Policing and human rights after the conflict
by Brice Dickson
Our model envisages that 370 officer recruits will be taken each year on average...... 185 of these would be Catholic and 185 would be 'Protestant or undetermined' (the present categories used by the RUC)......We believe that the ratio of recruits should be kept to 50:50 at least for ten years of the model. In the event that the level of Catholic application does not initially produce enough qualified candidates........it may be necessary to aggregate the numbers over two or three years.
The Patten Commission was aware that implementation of any such proposal would require an amendment to the fair employment legislation in Northern Ireland. 13, but was advised that it would not be incompatible with European legislation. While this may be true at present, it may not be so for much longer. This is because there are proposals in circulation to add a Protocol 12 to the ECHR, and to issue Directives under Article 13 of the Treaty of Rome (as amended by the Treaty of European Union - the Amsterdam Treaty) to make religious discrimination unlawful. If the model of gender discrimination law is followed - and that is a highly developed model which is the pride and joy of European lawyers - then it is unlikely that the sort of exception which Patten is proposing would pass muster with the European courts. 14. Positive discrimination is not a concept which those court have yet countenanced. 15. Nevertheless, the British government has signalled its intention to implement Patten on this point, albeit on a three year pilot basis. 16.

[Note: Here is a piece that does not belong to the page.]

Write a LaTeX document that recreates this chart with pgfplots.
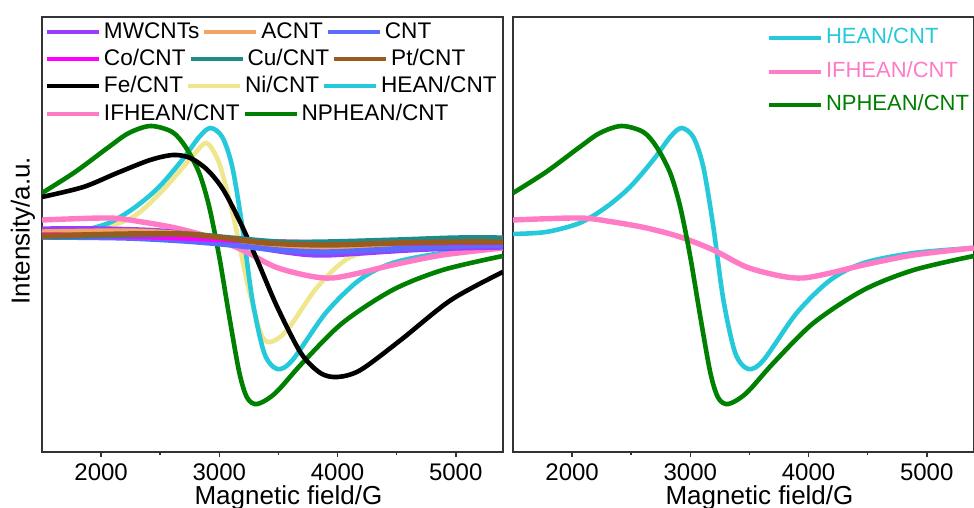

One further dimension to membership of the new Police Service deserves discussion. Patten recommends that there should be no ban on officers being members of any legal organisation, provided it is clear that the officer's primary and overriding loyalty is to the values of that police service. The Commission adds, however, that all officers should be required to register their interests and associations and that the register should be held both by the police service and by the Police Ombudsman. There is not an explicit proposal that the register be available for public inspection, but it would surely make sense if that were so.
To many this part of the Patten Report will not have gone far enough. In
particular, they will argue that there is a fundamental inconsistency between
simultaneous membership of the Loyal Orders and of the Northern Ireland
Police Service. But such a stance is flawed on two counts. First, it is
attributing to all members of the Loyal Orders the undoubted excesses which
some reprobate members of those Orders have committed. It is suggesting
that mere membership of such groups automatically means that one is unable
to lead a blameless life. Second, it is confusing religious commitment with
professional commitment, implying that if someone holds a religious belief
which is avowedly anti-Catholic he or she will be professionally unable
to police the Catholic population in an impartial way. That is like saying
that a lawyer with such religious beliefs cannot properly represent a person
with different beliefs, or that a teacher, doctor or social worker could
not put his or her personal religious views out of mind when dealing with
others in a professional capacity. To disqualify people from certain positions
because of their religious beliefs is indeed a slippery slope and is a very
difficult stance to defend in international human rights law. The government
has not yet clarified its position regarding this aspect of the Patten Report.